Speaker
Description
The non-extensive Tsallis statistics has been widely used to describe high energy data. This statistics was made as a generalization to Boltzmann statistics in order to benefit long-range-interacting many body Hamiltonian systems [1]. This formalism is based on the entropy $S_{q}$, the entropic index $q$ measures the deviation respect to Bolztmann statistics. The success of Tsallis statistics to describe very well many transverse momentum distributions of heavy ion collisions has leaded to guess that there is a connection between the nonextensivity and the physics of the nuclear matter. Therefore, many researches are recently focusing on finding this connection, especially in the deconfinement of nuclear matter. On the other hand, few months ago it was published an article where V. D. Burkert, L. Elouadrhiri and F. X. Girod presented the pressure distribution inside the proton [2]. However, this pressure is only due to quarks, gluons are not considered.

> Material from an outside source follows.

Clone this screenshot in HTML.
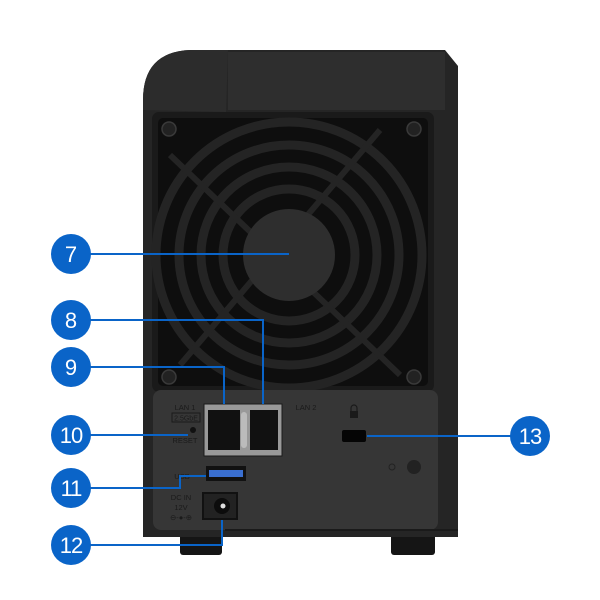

For that reason in this work we present a way to obtain the pressure distribution of gluons inside the proton considering the non-extensive Tsallis entropy within the MIT Bag Model as a consequence of the interaction between quarks and gluons. We also present and discuss the consequences of the non-extensivity in the phase diagram and the pressure curve as a function of temperature and the $q$ parameter. While there is a binding pressure of gluons at distances near the centre of the proton, there is a repulsive pressure at greater distances. The quark pressure is slightly more dominant than the gluon pressure at distances near the centre of the proton. However, at greater distances the gluon pressure is more dominant.
[1] C. Tsallis, Introduction to nonextensive statistical mechanics: Approaching a complex world, Springer, New York, (2009).
[2] V. D. Burkert, L. Elouadrhiri and F. X. Girod, The pressure distribution inside the proton, Nature, 557 (2018) 396-399.